KeyError: 'Please add the target stock to the object first.'

---

## Other Functions

### get_result()
It will return a dictionary containing all calculated results.

In [13]:
partner_selection.get_result()

{'PYPL': {'traditional approach': ['MSFT', 'GOOGL', 'GOOG', 'PYPL'],
  'extended approach': ['SNPS', 'CDNS', 'ANSS', 'PYPL'],
  'geometric approach': ['MSFT', 'GOOGL', 'GOOG', 'PYPL'],
  'extremal approach': ['MA', 'V', 'ACN', 'PYPL']},
 'MS': {'extremal approach': ['PNC', 'FITB', 'TFC', 'MS']}}

### visualization(target_stock)
Simple visualization of the result using Bokeh.

In [15]:
from bokeh.io import output_notebook
output_notebook()

partner_selection.visualization("PYPL")

---

# Conclusion

This notebook provides simple demo of 4 partner selection methods, and all implementations are easy for the user to make use of.
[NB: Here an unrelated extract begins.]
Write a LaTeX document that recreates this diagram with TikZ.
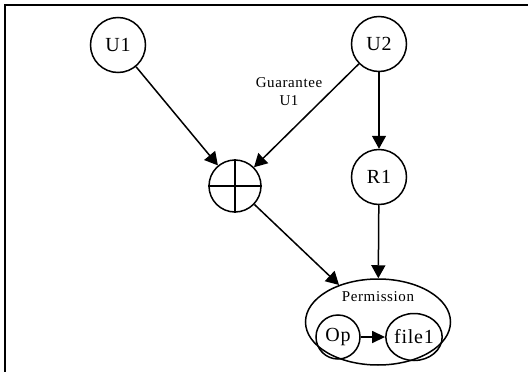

However, there is still room for improvement in calculating efficiency.

# References

1. Stübinger, J., Mangold, B., Krauss, C., 2016. Statistical arbitrage with vine copulas
2. Schmid, F., Schmidt, R., 2007. Multivariate extensions of Spearman’s rho and related statistics.
3. Mangold, B., 2015. A multivariate linear rank test of independence based on a multiparametric copula with cubic sections.